Intanto sono passati più di vent’anni dall’esordio…

(C) Ci siamo resi conto che sono passati più di vent’anni quando ci siamo fermati per questo show speciale a Londra, lì abbiamo preso consapevolezza, non c’eravamo mai concentrati su questa cosa. La sequenza di album, tour, album, tour ci impediva di guardare all’indietro e il festeggiamento è stato chiudere un libro che raccoglie tutto questo e iniziare un nuovo libro. È stata la prima volta che abbiamo guardato indietro, anche a tutte le canzoni che avevamo scritto, per selezionare quelle per il concerto. È stato un tuffo nel passato, rivedere le foto scattate vent’anni fa, le foto sviluppate, in un’epoca senza Instragram, senza i social.

E come si dura per più di vent’anni? È più difficile fare musica oggi?

(C) A livello di musica non credo sia più dura. Noi sappiamo chi siamo, sappiamo i nostri limiti di confine e in termini di musica. Ovviamente con le nuove tecnologie possiamo farci conoscere da più persone, però è tutto molto più veloce, le persone sono abituate a un cambio velocissimo.

(A) Non è cambiata la qualità delle band. Ne escono di più, ma quelle valide sono sempre dieci. La qualità ha bisogno di tempo ed esperienza.

(C) Abbiamo avuto la fortuna di crescere, e le idee chiare. Abbiamo registrato un demo su cassetta, ma fatto in maniera professionale, presentato con la nostra immagine e siamo stati il primo gruppo che la Century Media Records ha firmato fuori dai suo giro di amici.

(A) E siamo stati la cosa giusta al momento giusto: siamo arrivati oscuri e gotici in un momento in cui andava molto lo speed metal e forse c’era voglia di cambiare.

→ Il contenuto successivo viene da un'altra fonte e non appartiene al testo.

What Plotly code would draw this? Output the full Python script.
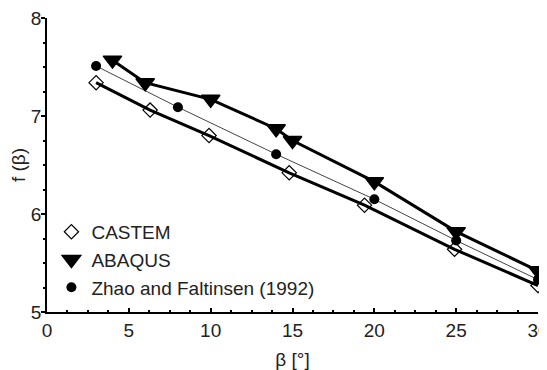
import plotly.graph_objects as go

# Data
castem_x = [3, 6.3, 9.9, 14.8, 19.4, 24.9, 30]
castem_y = [7.34, 7.06, 6.80, 6.42, 6.09, 5.64, 5.27]

abaqus_x = [4, 6, 10, 14, 15, 20, 25, 30]
abaqus_y = [7.57, 7.34, 7.17, 6.87, 6.75, 6.33, 5.82, 5.42]

zhao_x = [3, 8, 14, 20, 25, 30]
zhao_y = [7.51, 7.09, 6.61, 6.15, 5.73, 5.33]

x_ticks = [0, 5, 10, 15, 20, 25, 30]
y_ticks = [5, 6, 7, 8]

FONT = "Arial, Liberation Sans, sans-serif"

fig = go.Figure()

# Lines (no legend)
fig.add_trace(go.Scatter(x=zhao_x, y=zhao_y, mode="lines", cliponaxis=False,
                         line=dict(color="#444444", width=1), showlegend=False))
fig.add_trace(go.Scatter(x=castem_x, y=castem_y, mode="lines", cliponaxis=False,
                         line=dict(color="black", width=3), showlegend=False))
fig.add_trace(go.Scatter(x=abaqus_x, y=abaqus_y, mode="lines", cliponaxis=False,
                         line=dict(color="black", width=3), showlegend=False))

# Markers (legend)
fig.add_trace(go.Scatter(x=castem_x, y=castem_y, mode="markers", name="CASTEM", cliponaxis=False,
                         marker=dict(symbol="diamond-open", size=11, color="black",
                                     line=dict(width=1.2, color="black"))))
fig.add_trace(go.Scatter(x=abaqus_x, y=abaqus_y, mode="markers", name="ABAQUS", cliponaxis=False,
                         marker=dict(symbol="triangle-down", size=16, color="black",
                                     line=dict(width=1.5, color="black"))))
fig.add_trace(go.Scatter(x=zhao_x, y=zhao_y, mode="markers", name="Zhao and Faltinsen (1992)",
                         cliponaxis=False,
                         marker=dict(symbol="circle", size=10, color="black")))

# The page body has an 8px default margin, so the figure is sized to fit the window
fig.update_layout(
    width=539, height=362,
    margin=dict(l=39, r=9, t=10, b=58, autoexpand=False),
    paper_bgcolor="white", plot_bgcolor="white",
    font=dict(family=FONT, size=18, color="#222222"),
    showlegend=True,
    legend=dict(x=0.009, y=0.337, xanchor="left", yanchor="top",
                bgcolor="rgba(0,0,0,0)", font=dict(size=19, family=FONT, color="#222222"),
                tracegroupgap=0, itemsizing="trace"),
    xaxis=dict(range=[0, 30], tickvals=x_ticks, ticktext=[str(v) for v in x_ticks],
               automargin=False, ticklabeloverflow="allow",
               showline=True, linecolor="black", linewidth=1.5, mirror=False,
               showgrid=False, zeroline=False,
               ticks="inside", ticklen=4, tickcolor="black", tickwidth=1.5,
               minor=dict(dtick=1.25, tick0=0, ticks="inside", ticklen=2, tickcolor="black", tickwidth=1.5),
               title=dict(text="β [°]", standoff=20, font=dict(size=19)),
               tickfont=dict(size=19)),
    yaxis=dict(range=[5, 8], tickvals=y_ticks, ticktext=[str(v) for v in y_ticks],
               automargin=False, ticklabeloverflow="allow", ticklabelstandoff=-4,
               showline=True, linecolor="black", linewidth=1.5, mirror=False,
               showgrid=False, zeroline=False,
               ticks="outside", ticklen=4, tickcolor="black", tickwidth=1.5,
               minor=dict(dtick=0.25, tick0=5, ticks="outside", ticklen=2, tickcolor="black", tickwidth=1.5),
               title=dict(text="f (β)", standoff=2, font=dict(size=19)),
               tickfont=dict(size=19)),
)

fig.write_html("out.html")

In questi anni, in Italia, il panorama degli ascolti è cambiato in maniera radicale. Il rap e l’hip hop sono passati da sottocultura a mainstream. Magari può succedere anche al metal…

(C) Quando avevo 18-19 anni, al liceo, avevo conosciuto la cultura rap grazie a mio fratello più grande. Mi ricordo che venivo presa in giro dai miei compagni quando parlavo dei miei ascolti, oggi sono tutti fan, anche perché i media hanno presentato in un certo modo quella cultura, che l’ha fatta accettare a tutti. Se venisse fuori una Maria De Filippi che fa uno show dedicato al metal, secondo me la mentalità delle persone cambierebbe. L’ho visto l’hanno scorso a The voice of Italy: il fatto di portare un po’ di metal ha avvicinato ai nostri concerti un pubblico che non sarebbe mai venuto prima, signore che si fanno le foto e con le mani fanno il gesto delle corna. Forse è una cultura da proporre nel modo giusto.

(A) I social hanno dato questa amplificazione al rap, le stories provocatorie hanno portato molta attenzione ai giovani. All’inizio anche con un po’ del fenomeno da baraccone di alcuni personaggi, poi da lì si sono sviluppate anche cose di qualità.

Dopo The Voice of Italy magari qualcuno aveva paura che prendeste una deriva più radio friendly e pop.

(C) Stiamo andando al contrario rispetto ai trend, mi avevano proposto un disco solista per spingere, dopo The voice, mi sono rifiutata, perché quello che voglio dire lo dico con i Lacuna Coil. Siamo più imbastarditi con questo disco, non sento nessun bisogno di fare qualcosa fuori. Abbiamo ancora un sacco di idee, di piani, di progetti, scrivere una colonna sonora per un film o un videogioco, fare qualcosa di specifico, non una canzone singola.